Vita Chiesa

Papa Francesco: «chiediamoci se siamo cristiani da salotto»

Il Santo Padre benedirà i palli, presi dalla Confessione dell’apostolo Pietro e destinati agli arcivescovi metropoliti nominati nel corso dell’anno. Il pallio verrà poi imposto a ciascun arcivescovo metropolita dal rappresentante pontificio nella rispettiva Sede metropolitana. «Chi confessa Gesù – ha detto il Papa – sa che non è tenuto soltanto a dare pareri, ma a dare la vita; sa che non può credere in modo tiepido, ma è chiamato a ‘bruciare’ per amore; sa che nella vita non può ‘galleggiare’ o adagiarsi nel benessere, ma deve rischiare di prendere il largo, rilanciando ogni giorno nel dono di sé. Chi confessa Gesù fa come Pietro e Paolo: lo segue fino alla fine; non fino a un certo punto, ma fino alla fine, e lo segue sulla sua via, non sulle nostre vie. La sua via è la via della vita nuova, della gioia e della risurrezione, la via che passa anche attraverso la croce e le persecuzioni».

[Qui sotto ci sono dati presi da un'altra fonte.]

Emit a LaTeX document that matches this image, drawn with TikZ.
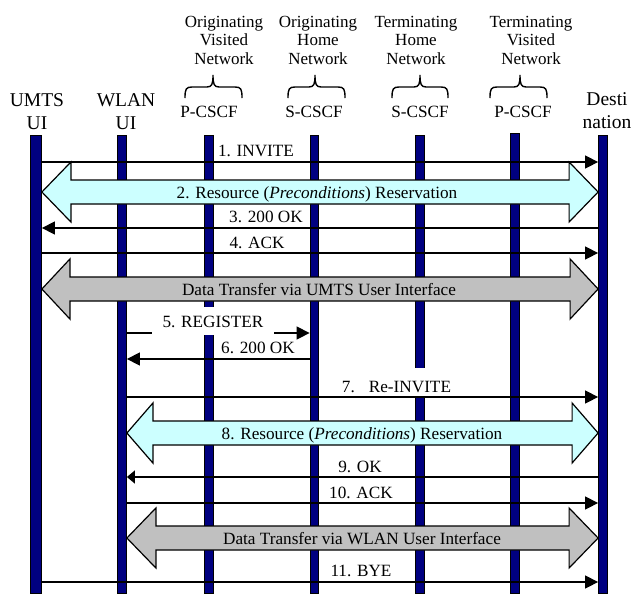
\documentclass[tikz,border=0pt]{standalone}
\usepackage{fontspec}
\setmainfont{Liberation Serif}
\usetikzlibrary{arrows.meta,calc}

\definecolor{barblue}{HTML}{000080}
\definecolor{resvcyan}{HTML}{CCFFFF}
\definecolor{datagray}{HTML}{C0C0C0}

\tikzset{
  lifeline/.style={draw=black, line width=0.8pt, fill=barblue, minimum width=9pt,
    minimum height=458pt, inner sep=0pt, anchor=north},
  msg/.style={line width=1.4pt, -{Triangle[length=13pt,width=13pt]}},
  shortmsg/.style={line width=1.4pt, -{Triangle[length=8pt,width=13pt]}},
  lbl/.style={font=\fontsize{17.2}{20}\selectfont, inner sep=0pt, anchor=base},
  hdr/.style={font=\fontsize{17}{18.5}\selectfont, align=center, inner sep=0pt, anchor=base},
  ifc/.style={font=\fontsize{19.5}{23}\selectfont, align=center, inner sep=0pt, anchor=base},
  resv/.style={draw=black, line width=1.2pt, fill=resvcyan},
  datapipe/.style={draw=black, line width=1.2pt, fill=datagray},
  netbracket/.style={line width=1.4pt},
}

% curly bracket grouping a CSCF under its network name: left, tip, right x
\newcommand{\netbrace}[3]{%
  \draw[netbracket] (#1,98) .. controls (#1,89) and (#1+1,87) .. (#1+7,87)
    -- (#2-6,87) .. controls (#2-1,87) and (#2,84) .. (#2,75)
    .. controls (#2,84) and (#2+1,87) .. (#2+6,87)
    -- (#3-7,87) .. controls (#3-1,87) and (#3,89) .. (#3,98);}

% two-headed block arrow between two points: style, left end, right end, head length
\newcommand{\blockarrow}[4]{%
  \filldraw[#1] (#2) -- ($(#2)+(#4,-30)$) -- ($(#2)+(#4,-12)$)
    -- ($(#3)+(-#4,-12)$) -- ($(#3)+(-#4,-30)$) -- (#3)
    -- ($(#3)+(-#4,30)$) -- ($(#3)+(-#4,12)$)
    -- ($(#2)+(#4,12)$) -- ($(#2)+(#4,30)$) -- cycle;}

\begin{document}
\begin{tikzpicture}[x=1pt, y=-1pt]
\useasboundingbox (0,0) rectangle (631,595);

% network names (base = last line) and brackets
\node[hdr] (ovn) at (224,64) {Originating\\Visited\\Network};
\node[hdr] (ohn) at (318,64) {Originating\\Home\\Network};
\node[hdr] (thn) at (416,64) {Terminating\\Home\\Network};
\node[hdr] (tvn) at (531,64) {Terminating\\Visited\\Network};
\netbrace{185}{213}{242}
\netbrace{288}{315}{345}
\netbrace{392}{420}{448}
\netbrace{490}{520}{547}

% entity names
\node[ifc] (umtsname) at (37,129) {UMTS\\UI};
\node[ifc] (wlanname) at (126,129) {WLAN\\UI};
\node[lbl] (opname) at (209,117) {P-CSCF};
\node[lbl] (osname) at (314,117) {S-CSCF};
\node[lbl] (tsname) at (420,117) {S-CSCF};
\node[lbl] (tpname) at (523,117) {P-CSCF};
\node[ifc] (destname) at (607,128) {Desti\\nation};

% lifelines
\node[lifeline, minimum width=11pt] (umts) at (36,135) {};
\node[lifeline] (wlan) at (122,135) {};
\node[lifeline] (opc) at (209,135) {};
\node[lifeline, minimum width=8pt] (osc) at (314,135) {};
\node[lifeline] (tsc) at (419.5,135) {};
\node[lifeline, minimum height=460pt] (tpc) at (515,133) {};
\node[lifeline] (dest) at (603,135) {};

% message rows
\coordinate (r1) at (0,162);
\coordinate (r2) at (0,192);
\coordinate (r3) at (0,228);
\coordinate (r4) at (0,253);
\coordinate (rd1) at (0,289);
\coordinate (r5) at (0,333);
\coordinate (r6) at (0,359);
\coordinate (r7) at (0,397);
\coordinate (r8) at (0,433);
\coordinate (r9) at (0,477);
\coordinate (r10) at (0,503);
\coordinate (rd2) at (0,538);
\coordinate (r11) at (0,582);

% block arrows
\coordinate (a2l) at (umts.east |- r2);
\coordinate (a2r) at (dest.west |- r2);
\blockarrow{resv}{a2l}{a2r}{29}
\coordinate (d1l) at (umts.east |- rd1);
\coordinate (d1r) at (dest.west |- rd1);
\blockarrow{datapipe}{d1l}{d1r}{28}
\coordinate (a8l) at (wlan.east |- r8);
\coordinate (a8r) at (dest.west |- r8);
\blockarrow{resv}{a8l}{a8r}{26}
\coordinate (d2l) at (wlan.east |- rd2);
\coordinate (d2r) at (dest.west |- rd2);
\blockarrow{datapipe}{d2l}{d2r}{29}

\node[lbl] (l2) at (317,198) {2. Resource (\textit{Preconditions}) Reservation};
\node[lbl] (ld1) at (319,295) {Data Transfer via UMTS User Interface};
\node[lbl] (l8) at (362,439) {8. Resource (\textit{Preconditions}) Reservation};
\node[lbl] (ld2) at (362,544) {Data Transfer via WLAN User Interface};

% signalling messages
\draw[msg] (umts.east |- r1) -- (dest.west |- r1);
\node[lbl] (l1) at (256,156) {1. INVITE};
\draw[msg] (dest.west |- r3) -- (umts.east |- r3);
\node[lbl] (l3) at (266,222) {3. 200 OK};
\draw[msg] (umts.east |- r4) -- (dest.west |- r4);
\node[lbl] (l4) at (257,248) {4. ACK};
\draw[msg] (wlan.east |- r5) -- (osc.west |- r5);
\node[lbl, fill=white, text height=20pt, text depth=8pt, inner xsep=11pt] (l5) at (213,327) {5. REGISTER};
\draw[msg] (osc.west |- r6) -- (wlan.east |- r6);
\node[lbl] (l6) at (258,353) {6. 200 OK};
\node[lbl, fill=white, text height=24pt, text depth=4pt, inner xsep=3pt] (l7) at (396.5,392) {7.\hspace{14pt}Re-INVITE};
\draw[msg] (wlan.east |- r7) -- (dest.west |- r7);
\draw[shortmsg] (dest.west |- r9) -- (wlan.east |- r9);
\node[lbl] (l9) at (360,472) {9. OK};
\draw[msg] (wlan.east |- r10) -- (dest.west |- r10);
\node[lbl] (l10) at (361,498) {10. ACK};
\draw[msg] (umts.east |- r11) -- (dest.west |- r11);
\node[lbl] (l11) at (361,576) {11. BYE};
\end{tikzpicture}
\end{document}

Cristiani emarginati e discriminati. «Anche oggi in varie parti del mondo, a volte in un clima di silenzio – non di rado silenzio complice –, tanti cristiani sono emarginati, calunniati, discriminati, fatti oggetto di violenze anche mortali, spesso senza il doveroso impegno di chi potrebbe far rispettare i loro sacrosanti diritti». Dopo l’udienza generale del mercoledì interamente dedicata al tema del martirio, questa mattina Papa Francesco è tornato a parlare delle «persecuzioni» che ancora oggi in tante parti del mondo colpiscono le comunità cristiane a causa delle loro fede. «Senza la croce non c’è Cristo, ma senza la croce non c’è nemmeno il cristiano», ha detto il Santo Padre nella Messa celebrata in piazza San Pietro per la solennità dei santi Pietro e Paolo. Ai cristiani perseguitati Francesco ha detto di andare «avanti con fiducia perché non siamo soli» ed ha ripetuto le parole di Paolo: «In tutto siamo tribolati, ma non schiacciati; sconvolti, ma non disperati; perseguitati, ma non abbandonati».

«Quanto è urgente nella Chiesa avere maestri di preghiera, ma prima di tutto essere uomini e donne di preghiera, che vivono la preghiera!», ha detto Papa Francesco nell’omelia. «La preghiera – ha detto il Papa – è l’acqua indispensabile che nutre la speranza e fa crescere la fiducia. La preghiera ci fa sentire amati e ci permette di amare. Ci fa andare avanti nei momenti bui, perché accende la luce di Dio. Nella Chiesa è la preghiera che ci sostiene tutti e ci fa superare le prove». «Una Chiesa che prega – ha proseguito il Santo Padre – è custodita dal Signore e cammina accompagnata da Lui. Pregare è affidargli il cammino, perché se ne prenda cura. La preghiera è la forza che ci unisce e sorregge, il rimedio contro l’isolamento e l’autosufficienza che conducono alla morte spirituale. Perché lo Spirito di vita non soffia se non si prega e senza preghiera non si aprono le carceri interiori che ci tengono prigionieri».

Il saluto alla delegazione ecumenica. «Lo stesso Signore, che ardentemente desidera vedere tutto riunito il suo gregge, benedica e custodisca il Patriarca ecumenico e anche la Delegazione del Patriarcato ecumenico. Benedica il caro Fratello Bartolomeo, che qui l’ha inviata in segno di comunione apostolica». È il saluto che al termine dell’omelia Papa Francesco ha rivolto alla Delegazione del Patriarcato ecumenico di Costantinopoli, inviata da Sua Beatitudine Bartolomeo, come di consueto, per la Festa dei Santi Apostoli Pietro e Paolo, patroni della Città di Roma. La delegazione è guidata da Sua Eminenza Job, arcivescovo di Telmessos, accompagnato dai padri Ambrosios Chorozidis e Agathanghelos Siskos.